À Beira do Abismo
Por Rafael Saraiva
Um homem de boa aparência anda tranquilamente pelas ruas de Nova York, se registra em um hotel, e em seguida pede o café da manhã em seu quarto, localizado no vigésimo-primeiro andar. Então, calmamente, abre a janela e a atravessa, indo se equilibrar no estreito beiral existente no lado de fora. Enquanto isso, alguns transeuntes na rua abaixo notam a movimentação estranha, e um burburinho começa a ser formado nas ruas em volta do prédio. “Quem seria esse homem?” “O que ele pretende?” “Ele vai se jogar?” – Essas e outras perguntas passam pela cabeça do espectador logo no inicio de À Beira do Abismo. E esses três minutos iniciais descritos acima, de longe, são a melhor coisa do filme, pois apresentam uma situação extrema envolta em um instigante mistério. Uma pena que todos os quase 100 minutos seguintes sejam tão decepcionantes.
Afinal, esse curioso prólogo é estilhaçado imediatamente em seguida por um flashback completamente deslocado sobre o homem em questão, no caso, o ex-policial Nick Cassidy (Sam Worthington, gerenciando mal sua carreira pós-Avatar, muitas vezes envolvido em produções de qualidade duvidosa). E junto com ele, seu conflito é explicado, e é aí que o longa se sabota: ao justificar os motivos do personagem, o roteiro escancara para o público que ele não se trata de um suicida, e manda pelo ralo qualquer tensão que poderia ser criada com isso. Aliás, o fato dos espectadores estarem um passo a frente dos investigadores que tentam tirá-lo daquele local por boa parte do filme só faz com que eles soem completamente burros (claro que a ineficiência deles para desvendar certos fatos também ajuda).
Mas os problemas não param por aí: pior que aguentar um protagonista que está apenas ganhando tempo na beira de um prédio, é acreditar no plano mirabolante por trás disso tudo. Claro que longas que envolvam roubos audaciosos sempre necessitam de um bom nível de suspensão de crença por parte do público, mas À Beira do Abismo passa dos limites. Afinal, como conceber que a dupla formada pelo irmão do protagonista (Jamie Bell, em uma atuação para esquecer) e sua namorada latina (Genesis Rodriguez, apostando no estereótipo de “mulher-gostosa-e-sexy-com-sotaque”), duas pessoas aparentemente comuns (sem demonstrar nenhum conhecimento profissional da área), consiga executar um plano milimetricamente complexo para invadir um cofre e, consequentemente, enganar todo um forte aparato de segurança? Para piorar, o diretor Asger Leth mostra total falta de criatividade ao explorar À exaustão situações envolvendo alarmes, câmeras, sensores de movimento, dutos de ar, poços de elevador, etc, das formas mais batidas do gênero. Isso sem contar com a cena da latina vestindo um colant, de uma gratuidade inacreditável (mas o tempo todo dentro dos limites inofensivos da censura PG-13, é claro).

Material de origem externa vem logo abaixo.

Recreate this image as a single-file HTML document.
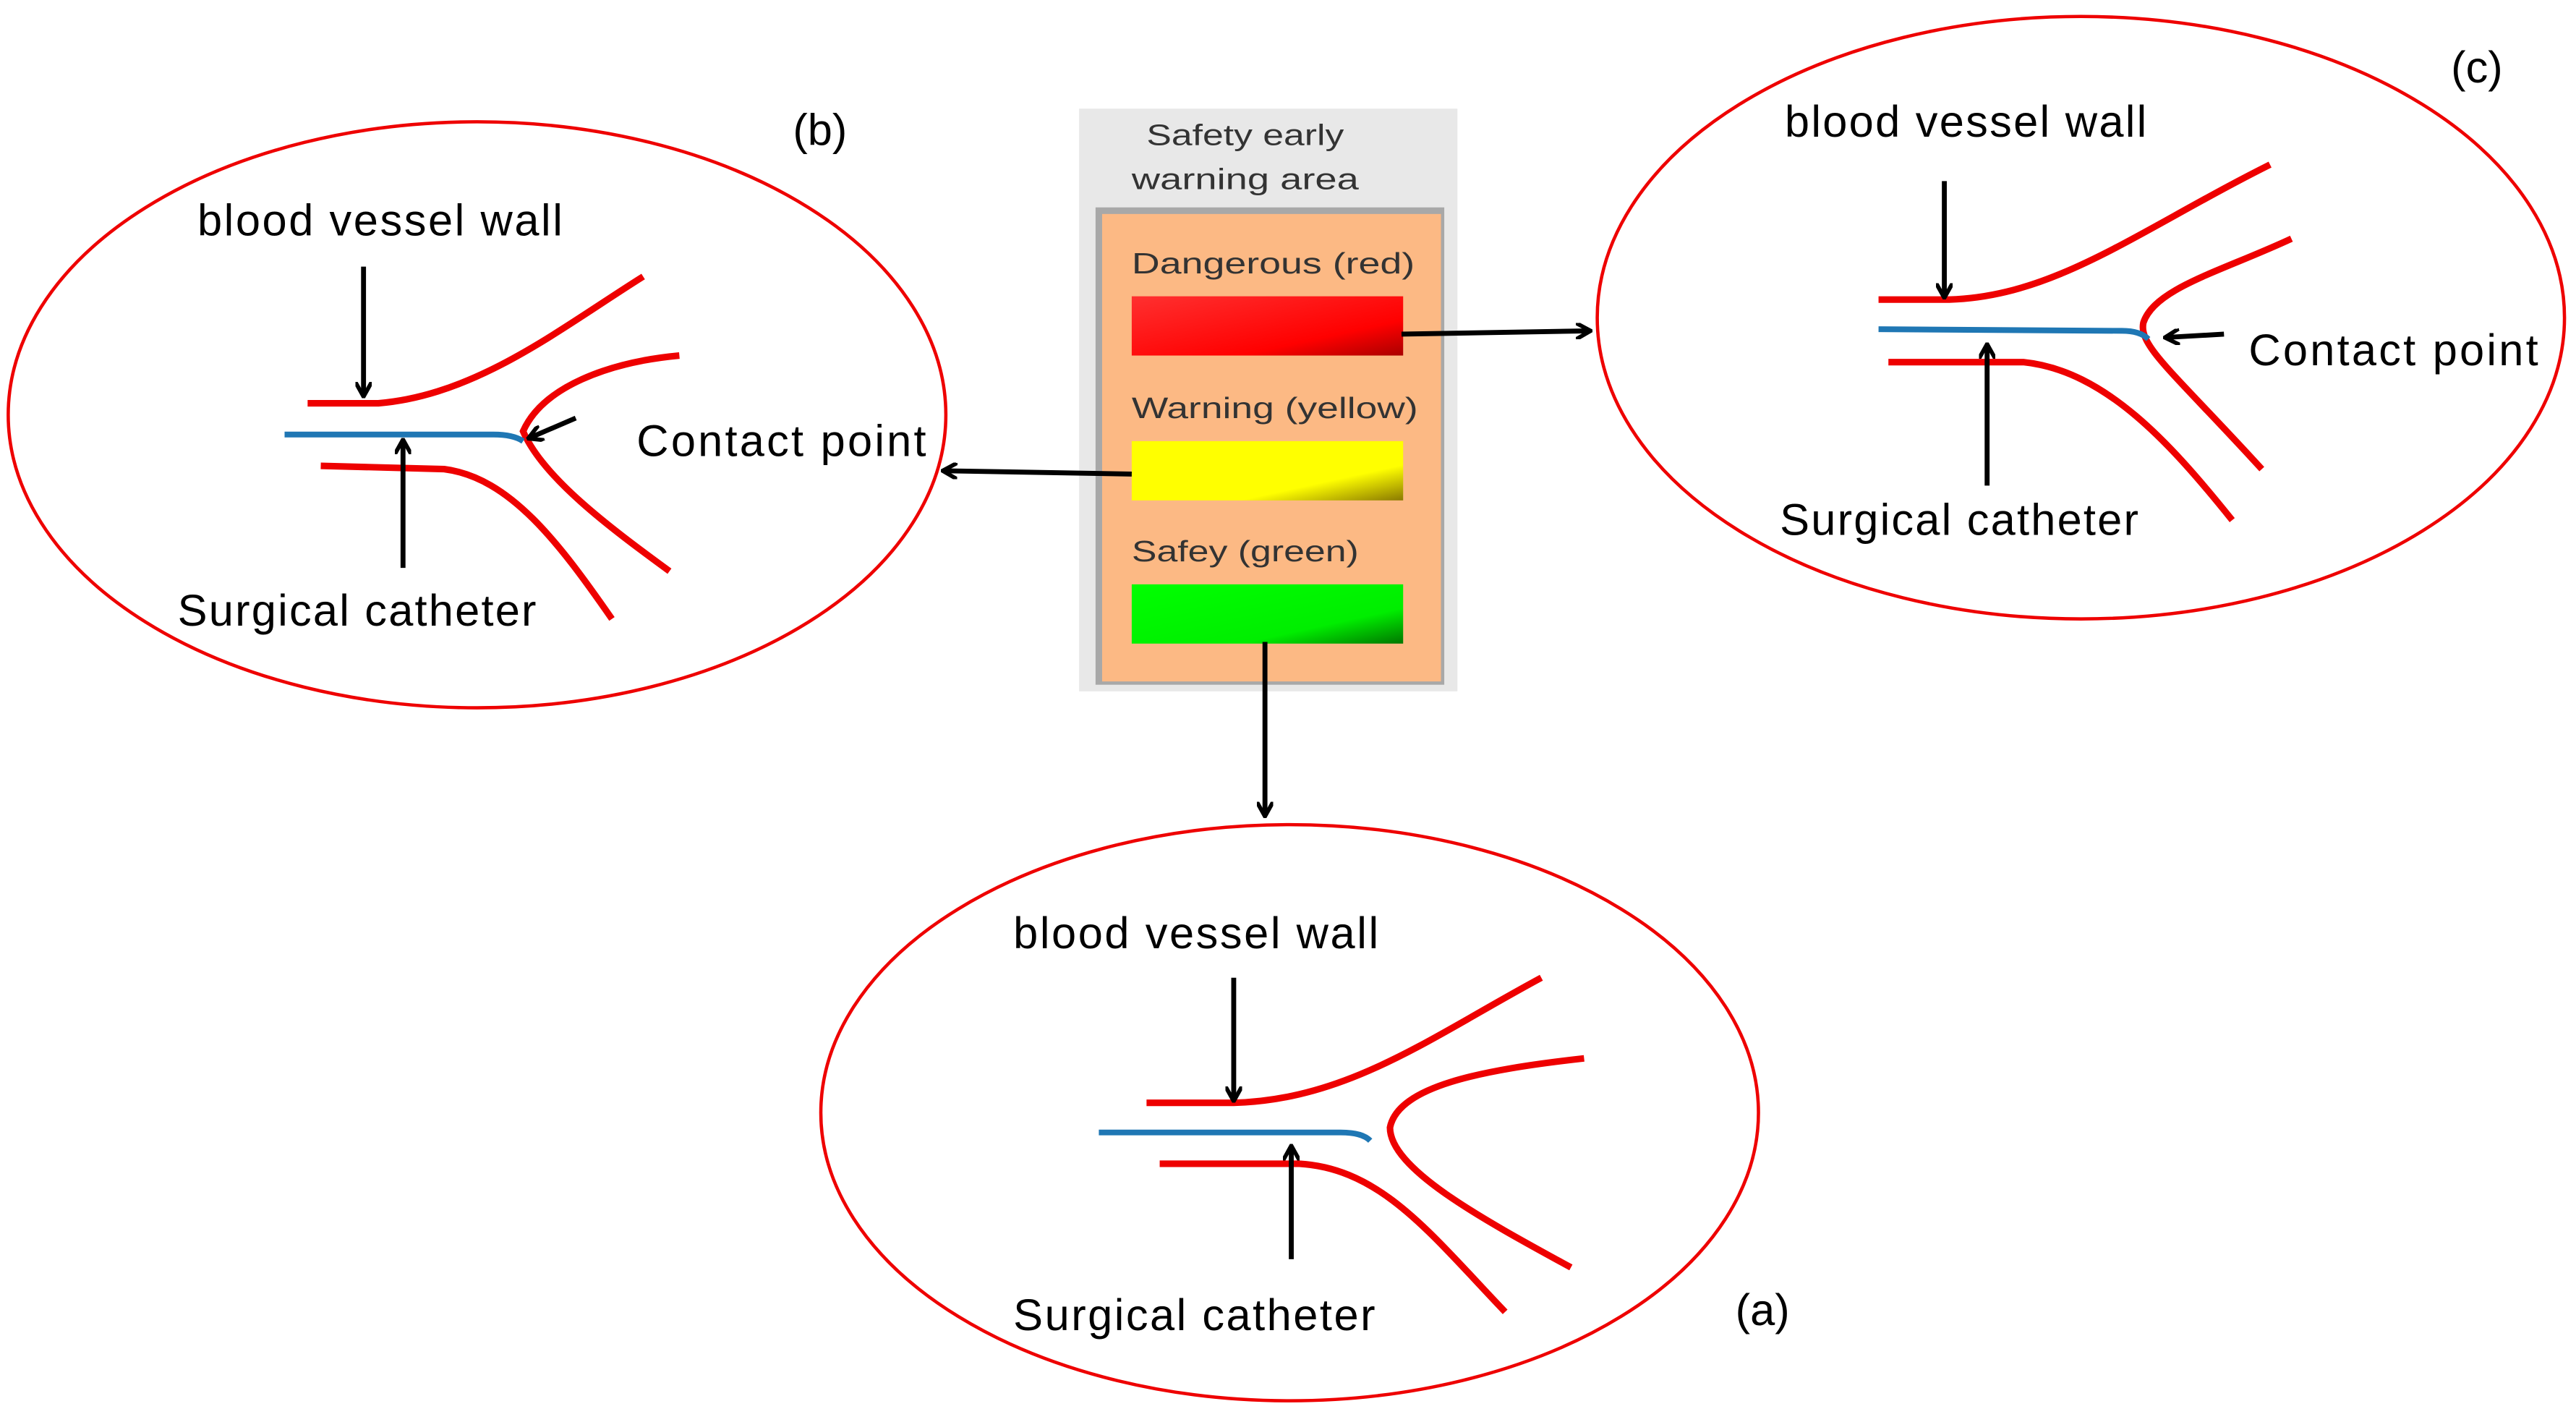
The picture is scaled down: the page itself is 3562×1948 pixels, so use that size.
<!DOCTYPE html>
<html><head><meta charset="utf-8"><style>html,body{margin:0;padding:0;background:#fff}svg{display:block}</style></head>
<body>
<svg width="3562" height="1948" viewBox="0 0 1566 856" preserveAspectRatio="none" xmlns="http://www.w3.org/2000/svg" font-family="Liberation Sans, sans-serif">
<defs>
<marker id="ah" markerWidth="10" markerHeight="10" refX="8" refY="5" orient="auto" markerUnits="userSpaceOnUse"><path d="M0,0 L9,5 L0,10" fill="none" stroke="#000" stroke-width="2.5"/></marker>
<linearGradient id="gr" x1="0" y1="0" x2="1" y2="1"><stop offset="0" stop-color="#ff3030"/><stop offset="0.7" stop-color="#f00"/><stop offset="1" stop-color="#a00"/></linearGradient>
<linearGradient id="gy" x1="0" y1="0" x2="1" y2="1"><stop offset="0" stop-color="#ff0"/><stop offset="0.7" stop-color="#ff0"/><stop offset="1" stop-color="#8a7a00"/></linearGradient>
<linearGradient id="gg" x1="0" y1="0" x2="1" y2="1"><stop offset="0" stop-color="#0f0"/><stop offset="0.7" stop-color="#0e0"/><stop offset="1" stop-color="#070"/></linearGradient>
</defs>
<ellipse cx="290" cy="252" rx="285" ry="178" fill="none" stroke="#e00" stroke-width="2"/>
<ellipse cx="1265" cy="193" rx="294" ry="183" fill="none" stroke="#e00" stroke-width="2"/>
<ellipse cx="784" cy="676" rx="285" ry="175" fill="none" stroke="#e00" stroke-width="2"/>
<rect x="656" y="66" width="230" height="354" fill="#e8e8e8"/>
<rect x="666" y="126" width="212" height="290" fill="#a8a8a8"/>
<rect x="670" y="130" width="206" height="284" fill="#fcb984"/>
<rect x="688" y="180" width="165" height="36" fill="url(#gr)"/>
<rect x="688" y="268" width="165" height="36" fill="url(#gy)"/>
<rect x="688" y="355" width="165" height="36" fill="url(#gg)"/>
<g font-size="18" fill="#333">
<text x="697" y="88" textLength="120" lengthAdjust="spacingAndGlyphs">Safety early</text>
<text x="688" y="115" textLength="138" lengthAdjust="spacingAndGlyphs">warning area</text>
<text x="688" y="166" textLength="172" lengthAdjust="spacingAndGlyphs">Dangerous (red)</text>
<text x="688" y="254" textLength="174" lengthAdjust="spacingAndGlyphs">Warning (yellow)</text>
<text x="688" y="341" textLength="138" lengthAdjust="spacingAndGlyphs">Safey (green)</text>
</g>
<g stroke="#000" stroke-width="3" fill="none" marker-end="url(#ah)">
<line x1="852" y1="203" x2="966" y2="201"/>
<line x1="688" y1="288" x2="574" y2="286"/>
<line x1="769" y1="390" x2="769" y2="495"/>
</g>
<g fill="none" stroke="#e00" stroke-width="4">
<path d="M187,245 L230,245 C290,240 340,200 391,168"/>
<path d="M195,283 L270,285 C310,290 340,330 372,376"/>
<path d="M413,216 C370,220 330,235 318,262 C330,290 370,320 407,347"/>
<path d="M1142,182 L1185,182 C1250,180 1300,140 1380,100"/>
<path d="M1148,220 L1230,220 C1280,225 1320,270 1357,316"/>
<path d="M1393,145 C1350,165 1310,175 1303,196 C1300,210 1320,225 1375,285"/>
<path d="M697,670 L750,670 C820,668 870,630 937,594"/>
<path d="M705,707 L790,707 C840,710 870,750 915,797"/>
<path d="M963,643 C900,650 850,660 845,685 C845,710 900,740 955,770"/>
</g>
<g fill="none" stroke="#1f77b4" stroke-width="3.5">
<path d="M173,264 L300,264 C310,264 315,266 318,268"/>
<path d="M1142,200 L1290,201 C1298,201 1303,203 1306,206"/>
<path d="M668,688 L815,688 C825,688 830,690 833,693"/>
</g>
<g stroke="#000" stroke-width="3" fill="none" marker-end="url(#ah)">
<line x1="221" y1="162" x2="221" y2="240"/>
<line x1="245" y1="345" x2="245" y2="268"/>
<line x1="350" y1="254" x2="322" y2="266"/>
<line x1="1182" y1="110" x2="1182" y2="180"/>
<line x1="1208" y1="295" x2="1208" y2="210"/>
<line x1="1352" y1="203" x2="1317" y2="205"/>
<line x1="750" y1="594" x2="750" y2="668"/>
<line x1="785" y1="765" x2="785" y2="697"/>
</g>
<g font-size="27" fill="#000" lengthAdjust="spacingAndGlyphs">
<text x="120" y="143" textLength="222">blood vessel wall</text>
<text x="1085" y="83" textLength="220">blood vessel wall</text>
<text x="616" y="576" textLength="222">blood vessel wall</text>
<text x="108" y="380" textLength="218">Surgical catheter</text>
<text x="1082" y="325" textLength="218">Surgical catheter</text>
<text x="616" y="808" textLength="220">Surgical catheter</text>
<text x="387" y="277" textLength="176">Contact point</text>
<text x="1367" y="222" textLength="176">Contact point</text>
<text x="482" y="88">(b)</text>
<text x="1490" y="50">(c)</text>
<text x="1055" y="805">(a)</text>
</g>
</svg>
</body></html>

À Beira do Abismo ainda consegue desperdiçar vários atores conhecidos em papéis ruins, ou até mesmo irrelevantes. Além do caso do Jamie Bell já citado anteriormente, o filme traz o promissor Anthony Mackie (que teve boas atuações em Guerra ao Terror e Os Agentes do Destino) visivelmente desconfortável em cena, Ed Harris interpretando um vilão digno de novela e Kyra Sedgwick como uma repórter que nada adiciona à trama. Quem acaba se saindo melhor é Elizabeth Banks, que não é uma grande atriz, mas constrói sua personagem de modo crível, e conquista empatia do espectador de modo muito mais contundente que o próprio protagonista.

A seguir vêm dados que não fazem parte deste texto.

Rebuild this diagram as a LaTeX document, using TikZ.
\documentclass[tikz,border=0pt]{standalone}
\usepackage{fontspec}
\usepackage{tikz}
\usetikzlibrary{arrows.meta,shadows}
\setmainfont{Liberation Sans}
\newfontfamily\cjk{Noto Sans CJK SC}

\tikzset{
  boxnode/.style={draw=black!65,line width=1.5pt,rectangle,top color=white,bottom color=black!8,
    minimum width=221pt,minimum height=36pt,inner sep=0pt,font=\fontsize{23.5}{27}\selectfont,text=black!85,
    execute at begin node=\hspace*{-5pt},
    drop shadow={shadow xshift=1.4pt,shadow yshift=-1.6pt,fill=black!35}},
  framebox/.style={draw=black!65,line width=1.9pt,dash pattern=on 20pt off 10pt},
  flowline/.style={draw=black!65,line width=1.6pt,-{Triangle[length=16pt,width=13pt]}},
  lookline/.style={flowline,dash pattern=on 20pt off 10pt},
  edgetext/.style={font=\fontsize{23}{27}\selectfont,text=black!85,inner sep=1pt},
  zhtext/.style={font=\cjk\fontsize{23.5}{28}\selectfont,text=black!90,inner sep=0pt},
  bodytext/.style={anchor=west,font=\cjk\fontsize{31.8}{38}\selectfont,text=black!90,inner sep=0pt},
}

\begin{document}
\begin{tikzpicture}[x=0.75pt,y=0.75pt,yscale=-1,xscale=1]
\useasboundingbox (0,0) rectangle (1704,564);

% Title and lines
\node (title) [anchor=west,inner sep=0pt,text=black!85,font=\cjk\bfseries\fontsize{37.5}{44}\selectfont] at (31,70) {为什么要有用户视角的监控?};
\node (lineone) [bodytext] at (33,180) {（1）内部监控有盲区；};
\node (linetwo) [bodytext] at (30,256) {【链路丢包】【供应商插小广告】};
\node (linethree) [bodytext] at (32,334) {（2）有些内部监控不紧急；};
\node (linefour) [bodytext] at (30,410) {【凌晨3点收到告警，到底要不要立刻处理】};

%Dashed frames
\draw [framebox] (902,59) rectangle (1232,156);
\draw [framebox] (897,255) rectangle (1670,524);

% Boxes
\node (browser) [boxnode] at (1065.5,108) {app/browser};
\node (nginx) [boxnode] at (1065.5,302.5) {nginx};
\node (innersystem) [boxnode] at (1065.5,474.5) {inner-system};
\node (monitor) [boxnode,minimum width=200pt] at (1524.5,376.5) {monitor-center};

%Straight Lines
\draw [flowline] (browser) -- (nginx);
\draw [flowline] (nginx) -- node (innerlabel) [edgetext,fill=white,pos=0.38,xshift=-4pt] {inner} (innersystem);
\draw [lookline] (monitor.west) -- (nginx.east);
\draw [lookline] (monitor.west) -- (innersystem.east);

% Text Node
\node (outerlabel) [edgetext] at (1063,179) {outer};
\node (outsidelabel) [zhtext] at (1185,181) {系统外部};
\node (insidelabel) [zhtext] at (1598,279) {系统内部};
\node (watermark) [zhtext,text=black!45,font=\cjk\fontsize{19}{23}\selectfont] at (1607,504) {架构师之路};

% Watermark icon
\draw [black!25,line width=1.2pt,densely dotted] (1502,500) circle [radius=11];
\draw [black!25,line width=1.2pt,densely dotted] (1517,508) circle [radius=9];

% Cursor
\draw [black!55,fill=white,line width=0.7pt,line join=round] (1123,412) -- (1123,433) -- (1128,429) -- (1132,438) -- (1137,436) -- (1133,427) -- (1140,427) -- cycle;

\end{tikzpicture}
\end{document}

E depois de empilhar tantas cenas absurdas e furos de roteiro, o filme desiste das tentativas fracassadas de criar suspense em seu terceiro ato e se transforma em pura correria. Não que se torne menos desleixado por causa disso, mas ao menos consegue injetar algum ânimo e, pasmem, contagiar a plateia. Mas é tarde demais para salvar a dignidade, pois ainda reserva uma cena completamente brega para fechar o longa, que muito lembra os telefilmes ruins que passavam no Supercine anos atrás. É ver para crer.
Bom, À Beira do Abismo pode ter muitos defeitos. Mas seguindo a linha daqueles que preferem pensar de modo positivo, ao menos não dá para chamá-lo de enganador – afinal, leva menos de cinco minutos para mostrar sua verdadeira face.